- **Exercise directions**:
Track down each line that has the word "draw" and copy it.
####################
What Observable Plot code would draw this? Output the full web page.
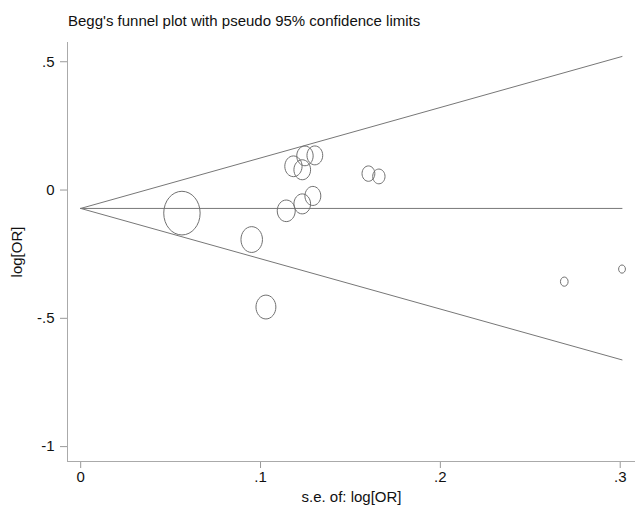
<!DOCTYPE html>
<html>
<head>
<meta charset="utf-8">
<script src="https://cdn.jsdelivr.net/npm/d3@7"></script>
<script src="https://cdn.jsdelivr.net/npm/@observablehq/plot@0.6"></script>
<style>
  html, body { margin: 0; padding: 0; background: #fff; }
  #wrap { width: 635px; height: 507px; position: relative; }
  #title { height: 34px; box-sizing: border-box; padding-left: 68px; padding-top: 12px;
           font: 15px "Liberation Sans", Arial, sans-serif; color: #111; white-space: nowrap; line-height: 17px; }
  svg { display: block; }
</style>
</head>
<body>
<div id="wrap">
  <div id="title">Begg's funnel plot with pseudo 95% confidence limits</div>
  <div id="chart"></div>
</div>
<script>
// study data
const se     = [0.0563, 0.0951, 0.1030, 0.1143, 0.1232, 0.1291, 0.1183, 0.1232, 0.1247, 0.1302, 0.1600, 0.1658, 0.2689, 0.3010];
const logOR  = [-0.090, -0.193, -0.456, -0.081, -0.054, -0.023, 0.0925, 0.079, 0.133, 0.135, 0.064, 0.053, -0.357, -0.308];
const weight = [315, 110, 94, 77, 66, 60, 71, 66, 64, 59, 39, 36, 14, 11];

// funnel lines (pooled estimate and pseudo 95% limits)
const lineSe     = [0, 0.301];
const centerLine = [-0.0717, -0.0717];
const upperLine  = [-0.0717, 0.5205];
const lowerLine  = [-0.0717, -0.662];

// ticks
const xTicks = [0, 0.1, 0.2, 0.3];
const xTickLabels = ["0", ".1", ".2", ".3"];
const yTicks = [0.5, 0, -0.5, -1];
const yTickLabels = [".5", "0", "-.5", "-1"];

const studies = se.map((s, i) => ({se: s, lor: logOR[i], w: weight[i]}));
const mkLine = (ys) => lineSe.map((s, i) => ({se: s, lor: ys[i]}));

// ellipse symbol (circles appear slightly taller than wide in the original)
const ellipse = {
  draw(ctx, size) {
    const r = Math.sqrt(size / Math.PI), rx = r, ry = r * 1.2, k = 0.5523;
    ctx.moveTo(rx, 0);
    ctx.bezierCurveTo(rx, ry * k, rx * k, ry, 0, ry);
    ctx.bezierCurveTo(-rx * k, ry, -rx, ry * k, -rx, 0);
    ctx.bezierCurveTo(-rx, -ry * k, -rx * k, -ry, 0, -ry);
    ctx.bezierCurveTo(rx * k, -ry, rx, -ry * k, rx, 0);
    ctx.closePath();
  }
};

const fmt = (ticks, labels) => (d) => labels[ticks.findIndex(t => Math.abs(t - d) < 1e-9)];

const chart = Plot.plot({
  width: 635,
  height: 473,
  marginTop: 8,
  marginBottom: 46,
  marginLeft: 67,
  marginRight: 0,
  style: {fontFamily: "'Liberation Sans', Arial, sans-serif", fontSize: "15px", color: "#111", background: "#fff"},
  x: {domain: [-0.00733, 0.3085]},
  y: {domain: [-1.058, 0.575]},
  r: {type: "sqrt", domain: [0, 315], range: [0, 18.2]},
  marks: [
    Plot.axisX({ticks: xTicks, tickFormat: fmt(xTicks, xTickLabels), tickSize: 7, tickPadding: 3,
                stroke: "#999", label: "s.e. of: log[OR]", labelAnchor: "center", labelArrow: "none", labelOffset: 40}),
    Plot.axisY({ticks: yTicks, tickFormat: fmt(yTicks, yTickLabels), tickSize: 7, tickPadding: 6,
                stroke: "#999", label: "log[OR]", labelAnchor: "center", labelArrow: "none", labelOffset: 56}),
    Plot.ruleX([-0.00733], {stroke: "#aaa"}),
    Plot.ruleY([-1.058], {stroke: "#aaa"}),
    Plot.line(mkLine(centerLine), {x: "se", y: "lor", stroke: "#777", strokeWidth: 1}),
    Plot.line(mkLine(upperLine), {x: "se", y: "lor", stroke: "#777", strokeWidth: 1}),
    Plot.line(mkLine(lowerLine), {x: "se", y: "lor", stroke: "#777", strokeWidth: 1}),
    Plot.dot(studies, {x: "se", y: "lor", r: "w", symbol: ellipse, stroke: "#707070", strokeWidth: 1, fill: "none"})
  ]
});
document.getElementById("chart").appendChild(chart);
</script>
</body>
</html>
####################
- **Finished answer**:
What Observable Plot code would draw this? Output the full web page.
  draw(ctx, size) {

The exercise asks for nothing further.